Consumers Like Wood Products Made in America  Wood products that are Made in America are getting easier to find. While it’s true that as the economy recovers and factories hum, there are more products being made here. But there is another factor at work as well: more consumers are placing a value on buying products that are domestically produced.

Responding to this, wood products companies are emblazoning their goods, websites and e-stores with the reminder that this stuff comes from North America, generating jobs in the U.S. and for our trading neighbors north and south of the border.

At the High Point Market furniture market last month, exhibitors in the Made in America pavilion doubled in number, showing mass produced, mass customized as well as made-to-order furnishings.

Made in America gained popularity as mainstream media recognized the critical part played by U.S. manufacturers — custom woodworkers among them — in restoring the U.S. economy to financial health. “Made in America” can be as simple as working in North American sourced species like red oak, white oak, ash, cherry, poplar, maple, hickory, alder and walnut.

Rick Hill set out on a journey covering hundreds of miles seeking made in America wood products.
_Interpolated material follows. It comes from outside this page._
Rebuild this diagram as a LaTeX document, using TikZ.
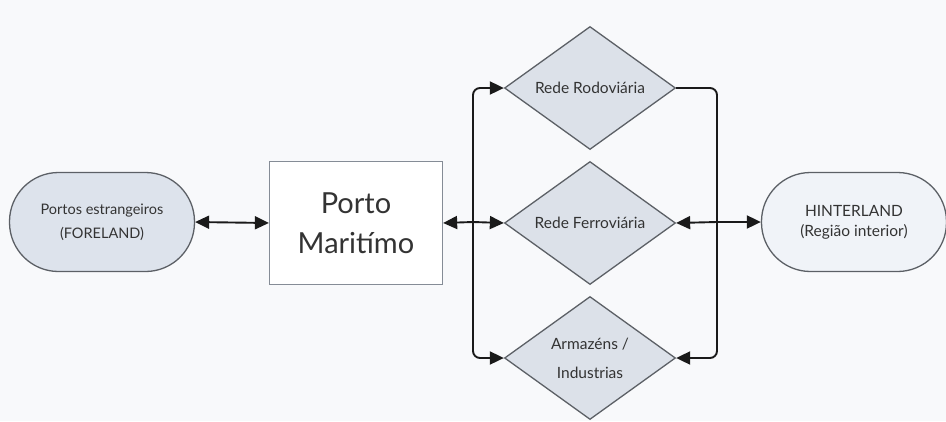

And he found them to be very competitive with imported wood products.

Made in America is the more than 30,000 square feet of flooring for the famed Barnes Foundation art museum manufactured by Frank Miller Lumber in Union City, IN, which provided the FSC-certified quartersawn white oak milled into flooring by Muscanell Millworks, Cortez, CO, then installed by Pennsylvania Flooring.

In this case, the architects’ flooring requirements for stability and durability under years of public wear didn’t specify Made in America. But the quarter- and plainsawn hardwoods Frank Miller provides for makers of fine casework, millwork and flooring were exactly what was needed. And as Muscanell Millworks proudly notes, was grown and milled in America.